A: You can import a text file into Word or any word processor, but all formatting will need to be manually reapplied. The conversion to plain text is a one-way simplification -- the original formatting, images, styles, and layout information cannot be recovered from the text output. If you might need the formatted version later, keep a copy of the original DOCX file.
Q: Are headers, footers, and page numbers included in the text output?
A: Header and footer text content is typically extracted and included in the output. However, page numbers, which are dynamically generated by Word, are not included since they are not actual text content stored in the document.
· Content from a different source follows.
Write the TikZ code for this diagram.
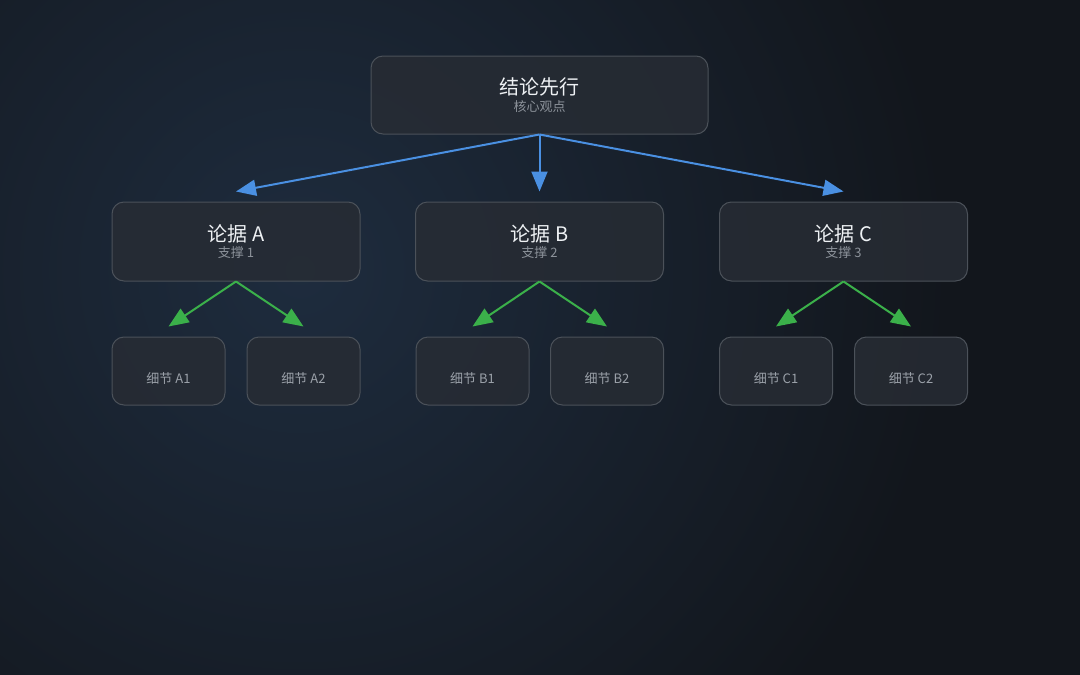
\documentclass[tikz,border=0pt]{standalone}
\usepackage{fontspec}
\setmainfont{Noto Sans CJK SC}
\usepackage{tikz}
\usetikzlibrary{arrows.meta}
\definecolor{bgdark}{HTML}{12161C}
\definecolor{bgglow}{HTML}{1E2C3E}
\definecolor{boxfill}{HTML}{272C34}
\definecolor{boxline}{HTML}{4B5159}
\definecolor{titletext}{HTML}{EEF1F4}
\definecolor{subtext}{HTML}{8C929A}
\definecolor{leaftext}{HTML}{9BA1A9}
\definecolor{linkblue}{HTML}{4A90E2}
\definecolor{linkgreen}{HTML}{3BB04A}
\newcommand{\treetitlefont}{\fontsize{20}{20}\selectfont}
\newcommand{\treesubfont}{\linespread{1}\fontsize{13}{18.5}\selectfont}
\tikzset{
    tree/chart/.style={x=1pt, y=-1pt, every node/.style={align=center}},
    tree/box/.style={rectangle, rounded corners=12pt, draw=boxline, fill=boxfill, fill opacity=0.85, text opacity=1, line width=1pt, inner sep=0pt, font=\treesubfont},
    tree/root/.style={tree/box, minimum width=337pt, minimum height=78pt},
    tree/claim/.style={tree/box, minimum width=248pt, minimum height=79pt},
    tree/leaf/.style={tree/box, minimum width=113pt, minimum height=68pt, text=leaftext},
    tree/blue/.style={-{Triangle[length=20pt,width=16pt]}, line width=2pt, draw=linkblue, fill=linkblue},
    tree/green/.style={-{Triangle[length=20pt,width=16pt]}, line width=2pt, draw=linkgreen, fill=linkgreen}
}
\newcommand{\boxtext}[2]{\raisebox{-2pt}{{\treetitlefont\color{titletext}#1}}\\{\color{subtext}#2}}
\newcommand{\leaftext}[1]{\raisebox{-12pt}[0pt][0pt]{#1}}
\begin{document}
\begin{tikzpicture}[tree/chart]
    % background
    \useasboundingbox (0,0) rectangle (1080,675);
    \fill[bgdark] (0,0) rectangle (1080,675);
    \begin{scope}
        \clip (0,0) rectangle (1080,675);
        \shade[inner color=bgglow, outer color=bgdark] (300,270) circle (650);
    \end{scope}
    % nodes
    \node[tree/root] (root) at (539.5,95) {\boxtext{结论先行}{核心观点}};
    \node[tree/claim] (claimA) at (236,241.5) {\boxtext{论据 A}{支撑 1}};
    \node[tree/claim] (claimB) at (539.5,241.5) {\boxtext{论据 B}{支撑 2}};
    \node[tree/claim] (claimC) at (843.5,241.5) {\boxtext{论据 C}{支撑 3}};
    \node[tree/leaf] (leafA1) at (168.5,371) {\leaftext{细节 A1}};
    \node[tree/leaf] (leafA2) at (303.5,371) {\leaftext{细节 A2}};
    \node[tree/leaf] (leafB1) at (472.5,371) {\leaftext{细节 B1}};
    \node[tree/leaf] (leafB2) at (607,371) {\leaftext{细节 B2}};
    \node[tree/leaf] (leafC1) at (776,371) {\leaftext{细节 C1}};
    \node[tree/leaf] (leafC2) at (911,371) {\leaftext{细节 C2}};
    % connectors
    \foreach \target in {claimA,claimB,claimC}
        \draw[tree/blue] (root.south) -- ([yshift=10pt]\target.north);
    \foreach \source/\target in {claimA/leafA1,claimA/leafA2,claimB/leafB1,claimB/leafB2,claimC/leafC1,claimC/leafC2}
        \draw[tree/green] (\source.south) -- ([yshift=10pt]\target.north);
\end{tikzpicture}
\end{document}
Footnote text is usually appended at the end of the extracted content.
Q: How are bullet points and numbered lists handled?
A: Bullet points are converted to simple dash or asterisk characters, and numbered lists retain their numbers as plain text. The visual indentation and custom bullet symbols are simplified to basic text equivalents that remain readable. Nested lists maintain their hierarchical structure through indentation with spaces.
Q: Is this conversion suitable for NLP and text analysis?
A: Yes, this is one of the primary use cases for DOCX to text conversion. Plain text output is ideal for natural language processing, text mining, sentiment analysis, keyword extraction, and machine learning pipelines. The clean text without formatting markup produces much better results in text analysis tools compared to processing raw DOCX XML directly.